Plans for that redevelopment were approved in 2015. But as part of a compromise made with the city, the landscape component must be vetted by LA’s cultural heritage commission. The goal is to ensure the new green spaces “commemorate the look and feel of the former Sportsmen’s Lodge garden.”
That review took place last week—and it did not go well for the new owner, New York-based Midwood Investment and Development.
Commission president Richard Barron said he was “totally, totally against” the design plan.
“I think the aesthetic here is way off,” he said. “The whole thing just leaves me cold.

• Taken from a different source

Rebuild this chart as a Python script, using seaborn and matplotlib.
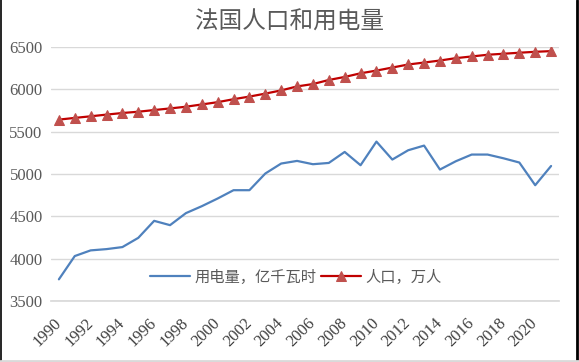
import numpy as np
import pandas as pd
import matplotlib
matplotlib.use("Agg")
import matplotlib.pyplot as plt
from matplotlib.lines import Line2D
import seaborn as sns

# Data
years = list(range(1990, 2022))
electricity = [3756, 4031, 4098, 4113, 4137, 4246, 4447, 4396, 4538, 4620,
               4711, 4809, 4809, 5006, 5124, 5155, 5116, 5131, 5261, 5104,
               5383, 5171, 5281, 5336, 5053, 5151, 5230, 5230, 5186, 5136,
               4868, 5095]
population = [5643, 5663, 5682, 5702, 5721, 5736, 5756, 5775, 5795, 5822,
              5849, 5884, 5915, 5950, 5988, 6035, 6063, 6111, 6147, 6190,
              6222, 6258, 6294, 6317, 6341, 6369, 6389, 6409, 6421, 6433,
              6444, 6452]
y_ticks = [3500, 4000, 4500, 5000, 5500, 6000, 6500]
x_tick_years = list(range(1990, 2021, 2))

label_elec = "用电量，亿千瓦时"
label_pop = "人口，万人"
title = "法国人口和用电量"

sns.set_theme(style="white")
plt.rcParams['font.family'] = ['Noto Sans CJK SC', 'DejaVu Sans']

grey = "#595959"

fig = plt.figure(figsize=(5.79, 3.62), dpi=100)
ax = fig.add_axes([0.088, 0.1685, 0.8775, 0.7015])

df = pd.DataFrame({"year": years, "elec": electricity, "pop": population})

sns.lineplot(data=df, x="year", y="elec", ax=ax, color="#4F81BD",
             linewidth=1.6, label=label_elec)
sns.lineplot(data=df, x="year", y="pop", ax=ax, color="#C00000",
             linewidth=1.6, marker="^", markersize=6.5,
             markerfacecolor="#C0504D", markeredgecolor="#C0504D",
             label=label_pop)

ax.set_xlim(1989.5, 2021.5)
ax.set_ylim(3500, 6500)
ax.set_yticks(y_ticks)
ax.set_xticks(x_tick_years)
ax.set_xlabel("")
ax.set_ylabel("")
ax.grid(axis="y", color="#D9D9D9", linewidth=1)
ax.grid(axis="x", visible=False)
for s in ["top", "right", "left"]:
    ax.spines[s].set_visible(False)
ax.spines["bottom"].set_color("#D9D9D9")
ax.tick_params(axis="y", length=0, pad=6, labelsize=12,
               labelcolor=grey, labelfontfamily="Liberation Serif")
ax.tick_params(axis="x", length=0, pad=14, labelsize=12,
               labelcolor="#404040", labelfontfamily="Liberation Serif",
               labelrotation=45)
for lab in ax.get_xticklabels():
    lab.set_ha("right")
    lab.set_va("center")
    lab.set_rotation_mode("anchor")

leg = ax.legend(loc="center", bbox_to_anchor=(0.482, 0.094), ncol=2,
                frameon=False, fontsize=11, handlelength=2.6,
                handletextpad=0.3, columnspacing=0.3, borderaxespad=0)
for t in leg.get_texts():
    t.set_color(grey)

fig.text(0.5, 0.94, title, ha="center", va="center", fontsize=17,
         color=grey)

# chart frame edges
fig.add_artist(Line2D([0.001, 0.001], [0, 1], color="black", linewidth=1.2,
                      transform=fig.transFigure))
fig.add_artist(Line2D([0.997, 0.997], [0, 1], color="black", linewidth=2,
                      transform=fig.transFigure))
fig.add_artist(Line2D([0, 1], [0.003, 0.003], color="#D9D9D9", linewidth=2,
                      transform=fig.transFigure))

fig.savefig("out.png", dpi=100)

I don’t think you’ve picked up the character of what the original character of this environment was.”
He was so displeased that he went so far as to tell Midwood: “I think maybe you hired the wrong landscape architect.”
The landscape architect is Olin, an esteemed firm that’s also working on the county’s sweeping Los Angeles River master plan update and a huge redevelopment of the Angel’s Landing site in Downtown.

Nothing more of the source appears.